There are more trees than people in Philadelphia. 150,000 along the curbs. 2 million in parks and forests. The Department of Parks and Recreation manages these trees.

Until recently, an inventory of the City’s trees ran across paper note cards and spreadsheet files. In essence, the City had no usable data on the trees it was supposed to manage.

Parks and Recreation’s Nora Dougherty had an idea to use mapping technology (known as geospatial information systems or GIS) to create a complete inventory of the City’s street trees. To do this, the department used Cyclomedia, GIS software that provides high-definition imagery and integrates with ArcGIS Online, the cloud-based platform that houses the City’s robust collection of mapping data.  

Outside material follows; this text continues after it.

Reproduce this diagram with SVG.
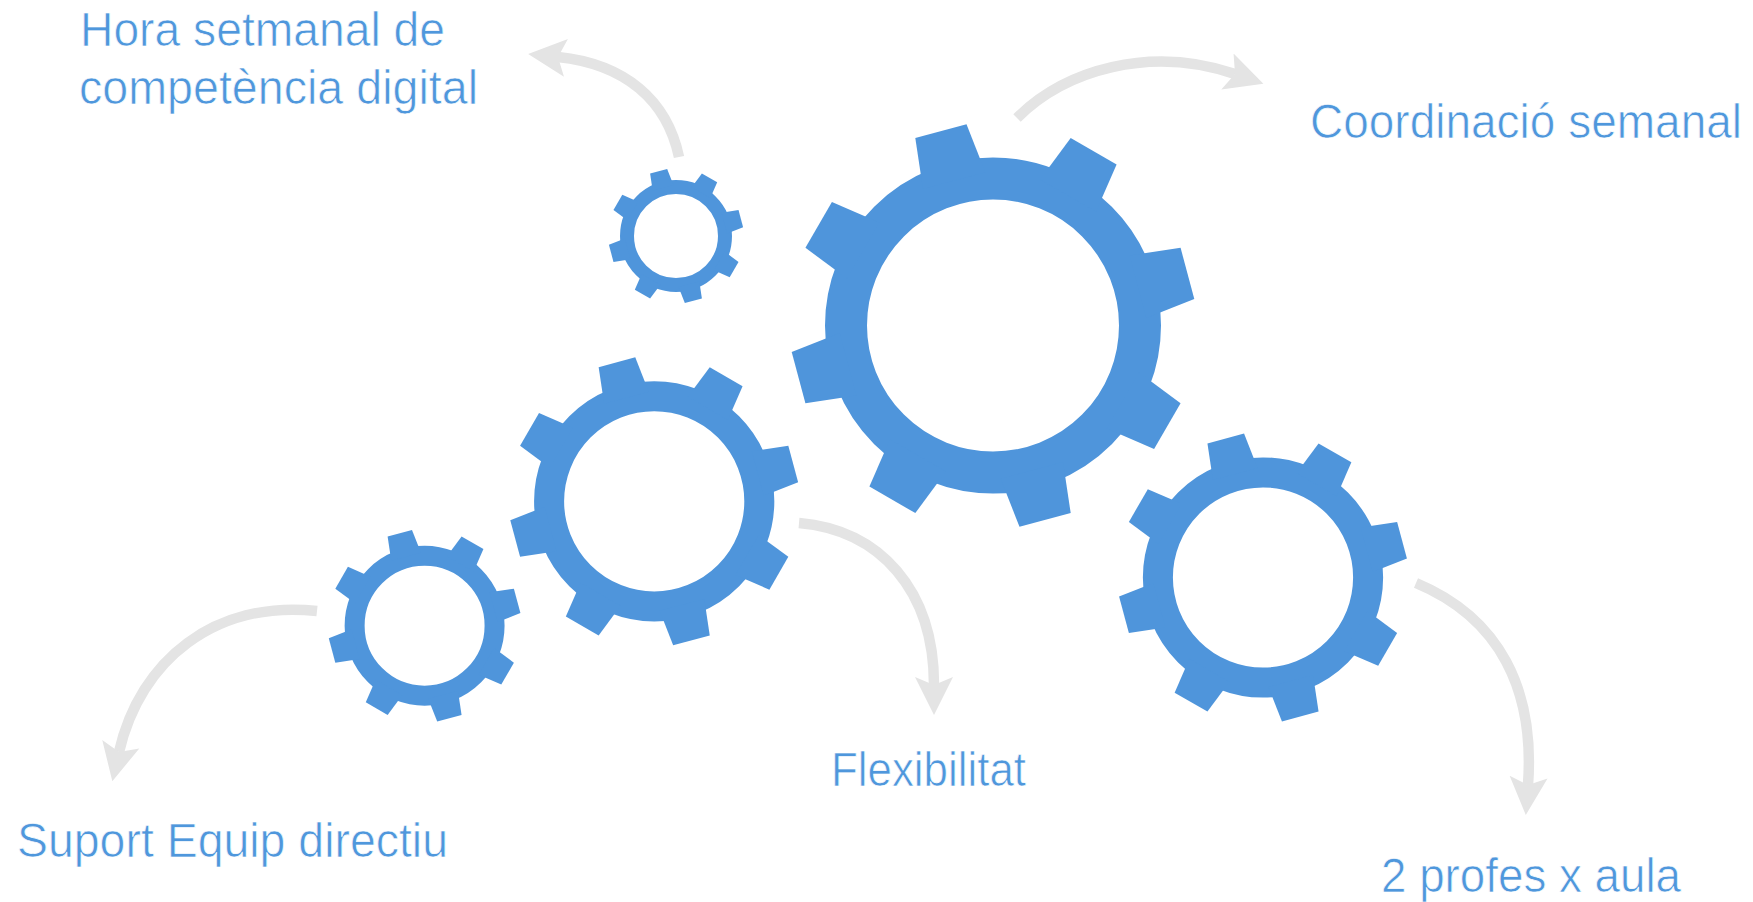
<svg xmlns="http://www.w3.org/2000/svg" xmlns:xlink="http://www.w3.org/1999/xlink" width="1753" height="902" viewBox="0 0 1753 902">
<style>
.ring{fill:none;stroke:#4f95db;stroke-width:42}
.tooth{fill:#4f95db}
.conn{fill:none;stroke:#e4e4e4;stroke-width:10.5}
.head{fill:#e4e4e4}
.label{font-family:"Liberation Sans",Arial,sans-serif;font-size:47.5px;fill:#4f97dc;stroke:#ffffff;stroke-width:0.7px}
</style>
<defs>
<path id="tooth" class="tooth" d="M-32.3,-150 L-26.5,-201.3 L26.5,-201.3 L32.3,-150 Z"/>
<g id="gear">
<circle class="ring" r="147"/>
<use href="#tooth" transform="rotate(-15)"/>
<use href="#tooth" transform="rotate(30)"/>
<use href="#tooth" transform="rotate(75)"/>
<use href="#tooth" transform="rotate(120)"/>
<use href="#tooth" transform="rotate(165)"/>
<use href="#tooth" transform="rotate(210)"/>
<use href="#tooth" transform="rotate(255)"/>
<use href="#tooth" transform="rotate(300)"/>
</g>
<marker id="arrow" markerUnits="userSpaceOnUse" markerWidth="50" markerHeight="50" refX="8" refY="25" orient="auto" viewBox="0 0 50 50"><path class="head" d="M0,6 L38,25 L0,44 L8,25 Z"/></marker>
</defs>
<rect width="1753" height="902" fill="#ffffff"/>
<g id="connectors">
<path class="conn" marker-end="url(#arrow)" d="M679,157 C667,100 625,64 558,57"/>
<path class="conn" marker-end="url(#arrow)" d="M1017,118 C1065,70 1150,45 1235,74"/>
<path class="conn" marker-end="url(#arrow)" d="M799,523 C880,530 934,590 934,685"/>
<path class="conn" marker-end="url(#arrow)" d="M1416,583 C1500,618 1535,690 1528,785"/>
<path class="conn" marker-end="url(#arrow)" d="M317,611 C215,600 140,660 119,752"/>
</g>
<g id="gear-large"><use href="#gear" transform="translate(993,325.5)"/></g>
<g id="gear-top"><use href="#gear" transform="translate(676,236) scale(0.3333)"/></g>
<g id="gear-medium"><use href="#gear" transform="translate(654.2,501.3) scale(0.715)"/></g>
<g id="gear-left"><use href="#gear" transform="translate(424.6,625.7) scale(0.476)"/></g>
<g id="gear-right"><use href="#gear" transform="translate(1263,577.5) scale(0.715)"/></g>
<g id="label-hora"><text class="label"><tspan x="80" y="46" textLength="365" lengthAdjust="spacingAndGlyphs">Hora setmanal de</tspan><tspan x="79" y="104" textLength="399" lengthAdjust="spacingAndGlyphs">competència digital</tspan></text></g>
<g id="label-coord"><text class="label" x="1310" y="138" textLength="432" lengthAdjust="spacingAndGlyphs">Coordinació semanal</text></g>
<g id="label-flex"><text class="label" x="831" y="786" textLength="195" lengthAdjust="spacingAndGlyphs">Flexibilitat</text></g>
<g id="label-suport"><text class="label" x="17" y="857" textLength="431" lengthAdjust="spacingAndGlyphs">Suport Equip directiu</text></g>
<g id="label-profes"><text class="label" x="1381" y="892" textLength="300" lengthAdjust="spacingAndGlyphs">2 profes x aula</text></g>
</svg>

Cyclomedia provides higher quality imagery than Google Street View. Using the software, you could read a post-it note on the front door of a house. To create an inventory, two GIS technicians digitally drive down the street and catalog trees by size, species, and health.

A screenshot of the City’s street tree inventory using Cyclomedia. Blue dots represent dead trees and green dots represent healthy trees.
A screenshot of the City’s street tree inventory using Cyclomedia. Blue dots represent dead trees. Green dots represent healthy trees.

While it’s important from a management perspective to have an accurate inventory of the City’s street trees, it’s also a public safety issue. By having an up-to-date catalog of the health of the trees, the City can be proactive and remove dead trees before they fall. 

Since January 2016, the small team has cataloged over 35,000 trees, just finishing up Council Districts 1 and 8 in the district-by-district project. While there’s a long way to go, it’s an important effort and one of the many examples of how the City of Philadelphia uses GIS technology to improve municipal operations.